Vous me répondrez, madame : « Ce n’est pas vrai. Je l’aime pour lui et non pour moi. Je ne pense plus à moi ; je suis prête à tout lui sacrifier, à mourir pour lui. » Cela prouve seulement l’exaltation de bonheur que vous donne cet amour !
J’ai dit : de l’égoïsme furieux. Or, cela devient bientôt de l’égoïsme féroce. Attendez.
Quand l’un des deux amants a déroulé jusqu’au bout la bobine de sa tendresse, il casse le fil et s’en va, sans davantage s’occuper de l’autre, dont il a plein le dos, comme on dit improprement, et il cherche une passion nouvelle. Est-ce de l’égoïsme ou du désintéressement, cela ?
Mais que fait l’autre, aimant toujours ? Il devient ce qu’on appelle vulgairement un crampon ; et, sans trêve, sans pitié, sans répit, il s’attache au fuyard. Alors commence cette exaspérante persécution de la passion non partagée, les scènes, l’espionnage, les poursuites en voiture, la jalousie acharnée qui arme la main d’un couteau, d’un revolver ou d’une fiole de vitriol.
C’est là, peut-être, de l’abnégation et du désintéressement ?
Oui, madame, si l’amour était le dévouement, à partir du jour où vous ne vous sentiriez plus aimée, vous sacrifieriez votre bonheur à celui de votre infidèle, et au lieu de le traiter d’ingrat (en quoi ingrat ?), de traître (pourquoi traître ?), de lâche et de misérable (à quel sujet lâche et misérable ?), et de mille autres noms aussi injustes, vous lui diriez : « Puisque vous préférez aujourd’hui une autre femme, que vous espérez être plus heureux avec elle, soyez libre ; car moi, je vous aime, et je ne désire que votre bonheur. »

*

Montons plus haut.
Est-il un sentiment plus noble que le patriotisme ?
Or, un philosophe devant qui toute notre génération savante et pensante s’incline, M. Herbert Spencer, n’a-t-il pas écrit dans son admirable livre : L’Introduction à la science sociale, qui est une sorte de bréviaire des peuples :

« Le patriotisme est pour la nation ce qu’est l’égoïsme pour l’individu.

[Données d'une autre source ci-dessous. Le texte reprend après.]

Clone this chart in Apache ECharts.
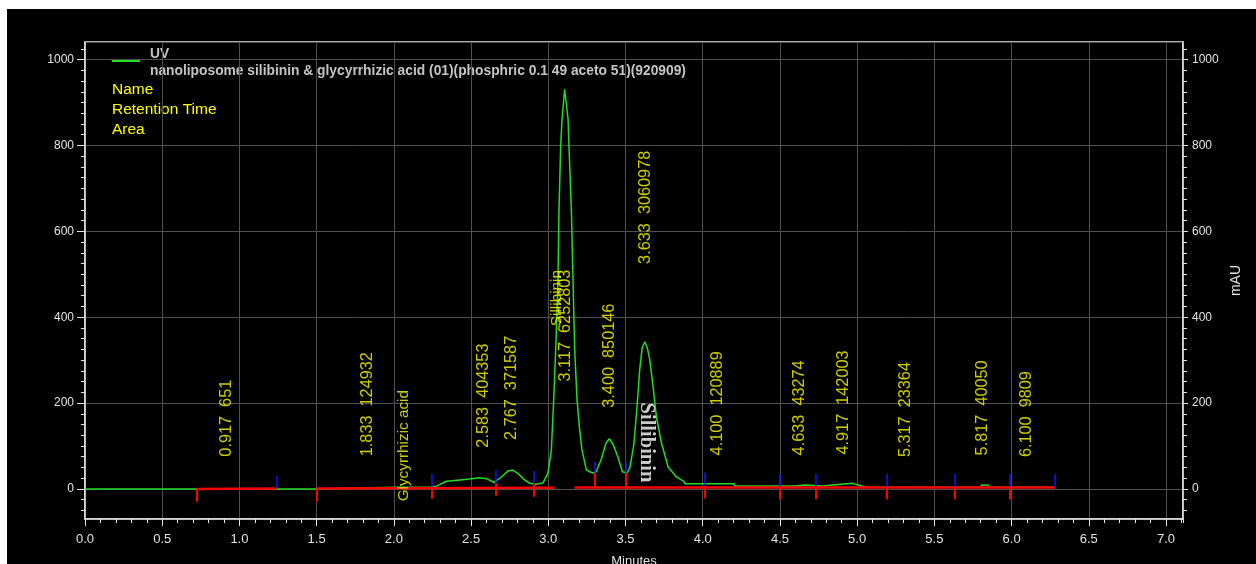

Il a même racine, et produit les mêmes biens accompagnés des mêmes maux. »

Qui de nous n’a admiré et vanté cet axiome si simple et si complet : « Ne faites pas à autrui ce que vous ne voudriez pas qu’on vous fît » qui contient l’origine de la loi, le principe de toute charité, la règle des rapports sociaux, la mesure de nos actions, la limite de la pénalité permise qui est le résumé parfait du code, de la religion, de la morale et de l’honnêteté.
Eh bien, creusons ce précepte divin si magnifique, et nous arriverons à nous convaincre qu’il constitue un habile tour de passe-passe : Ce que vous ne voudriez pas qu’on vous fît. — C’est l’hypocrisie de l’égoïsme.

*

Pourtant il se rencontre quelquefois des hommes dont la droiture naïve est telle qu’ils se dévouent sans arrière-pensée, même inconsciente.
Combien de fois n’a-t-on pas cité l’exemple du monsieur en habit noir qui saute d’un pont dans un fleuve, la nuit, pour sauver un misérable et qui s’en va sans laisser son nom ?
Cela arrive... Mais alors... Alors il faudrait un microscope plus puissant pour voir au fond de ce cœur-là ! Il faudrait, surtout, connaître l’histoire de sa vie.